Korea round-up: Janssen exits plant, Bayer transfers manufacturing

By Flora Southey

- Last updated on GMT

(Image: Getty/michaklootwijk)
(Image: Getty/michaklootwijk)

Related tags Johnson & johnson Bayer South korea

Janssen has confirmed plans to close a supply chain facility in HyangNam, while Bayer is transferring manufacturing operations from Ansung, South Korea, to Berlin, Germany.

Last week, South Korean news site The Korea Times reported​ that Janssen and Bayer’s decisions were prompted by “rising payroll costs and intensifying conflicts with unions”.

However, the firms told us their restructuring decisions relate to either operational or market assessments. 

Janssen Pharmaceutica, for example, told us it planned to scale down production at its supply chain facility, and exit the site before 2022, in response to an assessment of its global manufacturing network.

The Johnson & Johnson (J&J) subsidiary said it is committed to treating [its] employees with dignity and respect, and will provide them resources and support over the next three years.

“We remain highly committed to the Korean market and we will continue to provide high-quality products in Korea to help improve the lives of customers and patients through the use of our medicines,” ​the firm added.

The news comes three months after J&J reported plans​ to cut costs across its supply chain to increase investments in “critical capabilities” ​and technologies.

Germany-headquartered Bayer has decided to continue Quality Control, relabeling and repackaging operations of its imported pharmaceutical and consumer health products at its facility in Ansung, South Korea.

However, the firm said it is planning a technology transfer, which will see production of X-ray contrast medium product Ultravist (iopromide) moved to Berlin, Germany, before the end of the year.

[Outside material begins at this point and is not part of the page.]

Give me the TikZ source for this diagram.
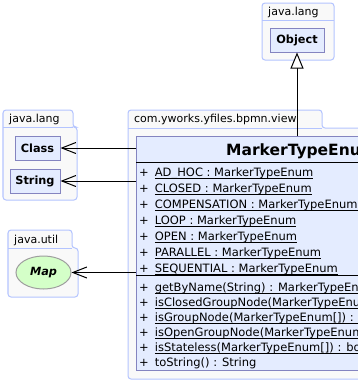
\documentclass[tikz,border=0pt]{standalone}
\usepackage{fontspec}
\setmainfont{DejaVu Sans}
\usetikzlibrary{arrows.meta,shapes.geometric}

\definecolor{pkgfill}{HTML}{F9F9F9}
\definecolor{pkgline}{HTML}{B4C4FF}
\definecolor{clsfill}{HTML}{E4ECFF}
\definecolor{clsline}{HTML}{8484C0}
\definecolor{ifcfill}{HTML}{D4FFC8}

% static members: underline close to the baseline
\newcommand{\staticmember}[1]{\setbox0\hbox{#1}\rlap{\rule[-3pt]{\wd0}{0.8pt}}\box0}

\tikzset{
    pkgbody/.style={draw=pkgline, fill=pkgfill, line width=1pt, rounded corners=3pt},
    pkgtab/.style={draw=pkgline, line width=1pt},
    pkglabel/.style={anchor=base west, inner sep=0pt, font=\fontsize{11}{13}\selectfont},
    classnode/.style={draw=clsline, fill=clsfill, line width=1pt, inner sep=0pt,
        font=\fontsize{11.3}{13}\selectfont\bfseries},
    member/.style={anchor=base west, inner sep=0pt, font=\fontsize{11.5}{14}\selectfont},
    generalize/.style={-{Triangle[length=16pt, width=13pt, fill=white]}, line width=1pt},
    depend/.style={-{Straight Barb[length=14pt, width=11pt]}, line width=1pt}
}

\begin{document}
\begin{tikzpicture}[x=1pt, y=-1pt]

        \useasboundingbox (0, 0) rectangle (358, 384);
        \clip (0, 0) rectangle (358, 384);
        \fill[white] (0, 0) rectangle (358, 384);

        % packages
        \draw[pkgbody] (262, 60) -- (262, 3) -- (334, 3) -- (334, 60) -- cycle;
        \draw[pkgtab] (262, 20) -- (334, 20);
        \node (pkg-top) at (268, 15.5) [pkglabel] {java.lang};

        \draw[pkgbody] (3, 200) -- (3, 110) -- (73, 110) -- (73, 127) -- (77, 127) -- (77, 200) -- cycle;
        \draw[pkgtab] (3, 127) -- (73, 127);
        \node (pkg-lang) at (9, 122.5) [pkglabel] {java.lang};

        \draw[pkgbody] (8, 297) -- (8, 230) -- (72, 230) -- (72, 248) -- (78, 248) -- (78, 297) -- cycle;
        \draw[pkgtab] (8, 248) -- (72, 248);
        \node (pkg-util) at (14, 243) [pkglabel] {java.util};

        \draw[pkgbody] (128, 379) -- (128, 110) -- (322, 110) -- (322, 128) -- (500, 128) -- (500, 379) -- cycle;
        \draw[pkgtab] (128, 128) -- (322, 128);
        \node (pkg-view) at (134, 122.5) [pkglabel] {com.yworks.yfiles.bpmn.view};

        % classes
        \node (obj) at (297, 40) [classnode, minimum width=54pt, minimum height=24pt] {Object};
        \node (cls) at (37.5, 148) [classnode, minimum width=45pt, minimum height=24pt] {Class};
        \node (str) at (35, 181) [classnode, minimum width=50pt, minimum height=24pt] {String};
        \node (map) at (43.5, 272.5) [ellipse, draw=black!38, fill=ifcfill, line width=1pt, inner sep=0pt,
            minimum width=55pt, minimum height=33pt, font=\fontsize{11.3}{13}\selectfont\bfseries\itshape] {Map};

        \node (enum) at (136, 136) [anchor=north west, draw=clsline, fill=clsfill, line width=1pt,
            minimum width=340pt, minimum height=234pt] {};
        \node (enum-name) at (226, 155) [anchor=base west, inner sep=0pt,
            font=\fontsize{15.5}{18}\selectfont\bfseries] {MarkerTypeEnum};
        \draw (136, 162) -- (476, 162);
        \draw (136, 275.5) -- (476, 275.5);

        \node (attr-1) at (139, 176) [member] {+\hspace{6pt}\staticmember{AD\_HOC : MarkerTypeEnum}};
        \node (attr-2) at (139, 192) [member] {+\hspace{6pt}\staticmember{CLOSED : MarkerTypeEnum}};
        \node (attr-3) at (139, 208) [member] {+\hspace{6pt}\staticmember{COMPENSATION : MarkerTypeEnum}};
        \node (attr-4) at (139, 224) [member] {+\hspace{6pt}\staticmember{LOOP : MarkerTypeEnum}};
        \node (attr-5) at (139, 240) [member] {+\hspace{6pt}\staticmember{OPEN : MarkerTypeEnum}};
        \node (attr-6) at (139, 256) [member] {+\hspace{6pt}\staticmember{PARALLEL : MarkerTypeEnum}};
        \node (attr-7) at (139, 272) [member] {+\hspace{6pt}\staticmember{SEQUENTIAL : MarkerTypeEnum}};

        \node (op-1) at (139, 291) [member] {+\hspace{6pt}\staticmember{getByName(String) : MarkerTypeEnum}};
        \node (op-2) at (139, 306) [member] {+\hspace{6pt}\staticmember{isClosedGroupNode(MarkerTypeEnum[]) : boolean}};
        \node (op-3) at (139, 321) [member] {+\hspace{6pt}\staticmember{isGroupNode(MarkerTypeEnum[]) : boolean}};
        \node (op-4) at (139, 336) [member] {+\hspace{6pt}\staticmember{isOpenGroupNode(MarkerTypeEnum[]) : boolean}};
        \node (op-5) at (139, 351) [member] {+\hspace{6pt}\staticmember{isStateless(MarkerTypeEnum[]) : boolean}};
        \node (op-6) at (139, 366) [member] {+\hspace{6pt}toString() : String};

        % connectors
        \draw[generalize] (enum.north -| obj) -- (obj);
        \draw[depend] (enum.west |- cls) -- (cls);
        \draw[depend] (enum.west |- str) -- (str);
        \draw[depend] (enum.west |- map) -- (map);

\end{tikzpicture}
\end{document}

“After a thorough analysis and assessment, the decision was made due to changed market demands and conditions.

“The transfer is not related to the performance of our employees in the production area of the Ansung site,” ​said the firm in a statement.

Bayer did not disclose how many jobs it would cut at the site, but said it “takes social responsibility for the affected employees…we will provide outplacement services to support those affected in finding other job opportunities.”

In other restructuring news, last week Bayer announced the sale​ of its prescription dermatology unit to Denmark-based LEO pharma.